At age 90, my Chinese friend has moments when he expresses weariness at the physical cycles. I’ve never heard a verbal complaint, but it happens nonetheless. That which shows itself as Alzheimer’s is one such. Alzheimer’s says that the normal cycle of his brain is being interrupted. Sometimes he passes blood in his urine; a sign that the cycle of his heart is being interrupted. We can look at our own lives and see where our cycles are being interrupted by the various dis-eases that trouble us. And we can express annoyance at having to repeatedly treat the same condition or attend to the same problem. That is natural. We can also choose to take these mundane occurrences to another level and see what they are telling us about life in general.
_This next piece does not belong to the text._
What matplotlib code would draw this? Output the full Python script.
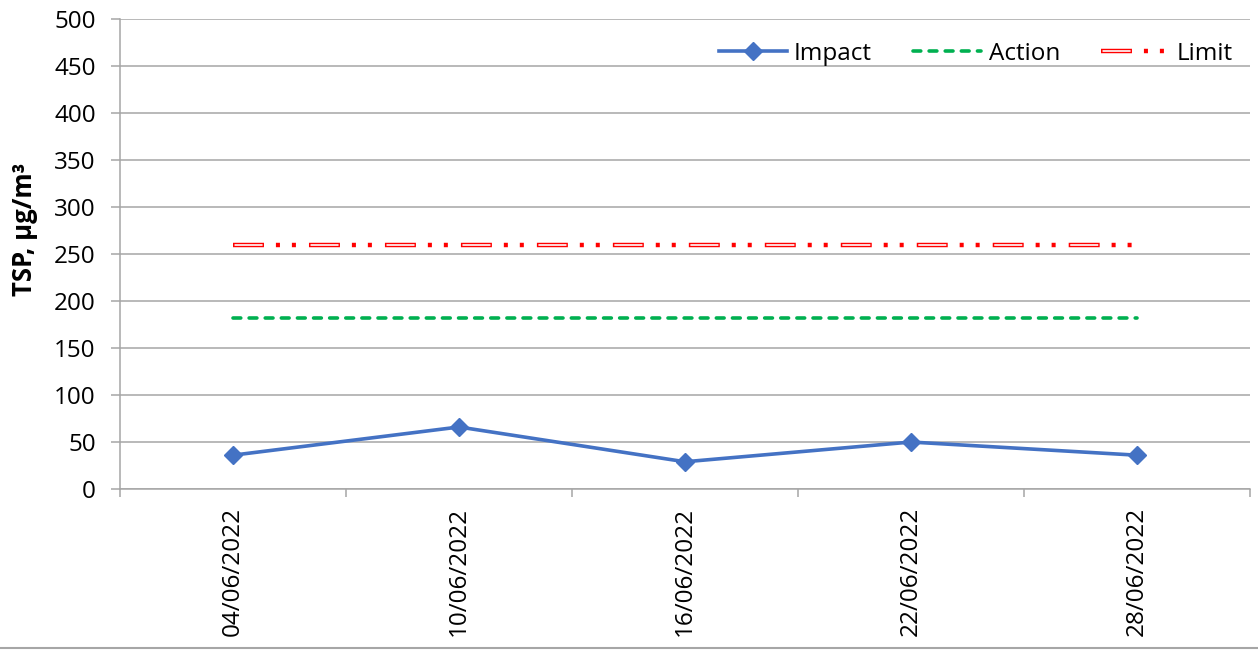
import matplotlib
matplotlib.use("Agg")
import matplotlib.pyplot as plt
from matplotlib.lines import Line2D
from matplotlib.legend_handler import HandlerTuple
from matplotlib.ticker import MultipleLocator, FixedLocator

plt.rcParams['font.family'] = ['Open Sans', 'DejaVu Sans']
plt.rcParams['lines.scale_dashes'] = False

# data
dates = ['04/06/2022', '10/06/2022', '16/06/2022', '22/06/2022', '28/06/2022']
impact = [36, 66, 29, 50, 36]
action = [182, 182, 182, 182, 182]
limit = [260, 260, 260, 260, 260]

fs = 17.5
grey = '#a6a6a6'

fig = plt.figure(figsize=(12.58, 6.53), dpi=100)
ax = fig.add_axes([0.0954, 0.2511, 0.8982, 0.7198])

x = list(range(len(dates)))

# Impact series
l_imp, = ax.plot(x, impact, color='#4472C4', lw=2.6, marker='D', ms=9.5,
                 label='Impact', zorder=5)

# Action level - green dashes
l_act, = ax.plot(x, action, color='#00B050', lw=2.6,
                 ls=(0, (5.6, 6.0)), dash_capstyle='round', label='Action', zorder=4)

# Limit level - hollow red dash followed by two dots
lim_pat = (0, (22.3, 8.6, 2.9, 8.6, 2.9, 9.4))
l_lim_r, = ax.plot(x, limit, color='#FF0000', lw=3.2, ls=lim_pat,
                   dash_capstyle='butt', zorder=4)
l_lim_w, = ax.plot(x, limit, color='white', lw=1.2,
                   ls=(53.6, (20.2, 34.5)), dash_capstyle='butt', zorder=4)

ax.set_xlim(-0.5, len(dates) - 0.5)
ax.set_ylim(0, 500)
ax.yaxis.set_major_locator(MultipleLocator(50))
ax.grid(axis='y', color=grey, lw=1.1)
ax.set_axisbelow(True)

ax.set_xticks(x)
ax.set_xticklabels(dates, rotation=90, fontsize=fs)
ax.xaxis.set_minor_locator(FixedLocator([i - 0.5 for i in range(len(dates) + 1)]))
ax.tick_params(axis='x', which='major', length=0, pad=13)
ax.tick_params(axis='x', which='minor', length=6, width=1.1, color=grey, direction='out')
ax.tick_params(axis='y', labelsize=fs, length=6.5, width=1.1, color=grey, pad=11)

for s in ['top', 'right']:
    ax.spines[s].set_visible(False)
for s in ['left', 'bottom']:
    ax.spines[s].set_color(grey)
    ax.spines[s].set_linewidth(1.1)

ax.set_ylabel('TSP, µg/m³', fontsize=18.5, fontweight='bold')
ax.yaxis.set_label_coords(-0.0725, 0.552)

ax.legend([l_imp, l_act, (l_lim_r, l_lim_w)], ['Impact', 'Action', 'Limit'],
          handler_map={tuple: HandlerTuple(ndivide=1, pad=0)},
          loc='upper right', bbox_to_anchor=(1.0, 0.988), ncol=3, frameon=False,
          fontsize=fs, handlelength=2.8, handletextpad=0.3, columnspacing=1.7,
          borderaxespad=0.3)

# thin border line at the bottom of the chart area
fig.add_artist(Line2D([0, 1], [0.0069, 0.0069], transform=fig.transFigure,
                      color=grey, lw=1.5))

fig.savefig('out.png', dpi=100)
We might learn something new from an old situation, and in our awareness that day and night are one, we could pull strands of daylight out of the night of our situation and weave for ourselves a new dawn. Better yet, having had the experience, it would be added to our repertoire of knowledge which we will carry forward in the continuation of our lives, after death. And since the seed of a red rose could only engender a red rosebush, may we take care in our selection of the quality of experiences we choose to have. From what I have heard, the lower planes of consciousness should be no one’s aspiration. Not that aspiration is needed, for our level of consciousness at our passing will land us in a comparative zone. Let us therefore strive to arrive at the ultimate transformation of ourselves by finding a sacred aim and applying ourselves to it. And, if mercy would have it, per chance we might meet a true spiritual teacher who would help us to realize ourselves.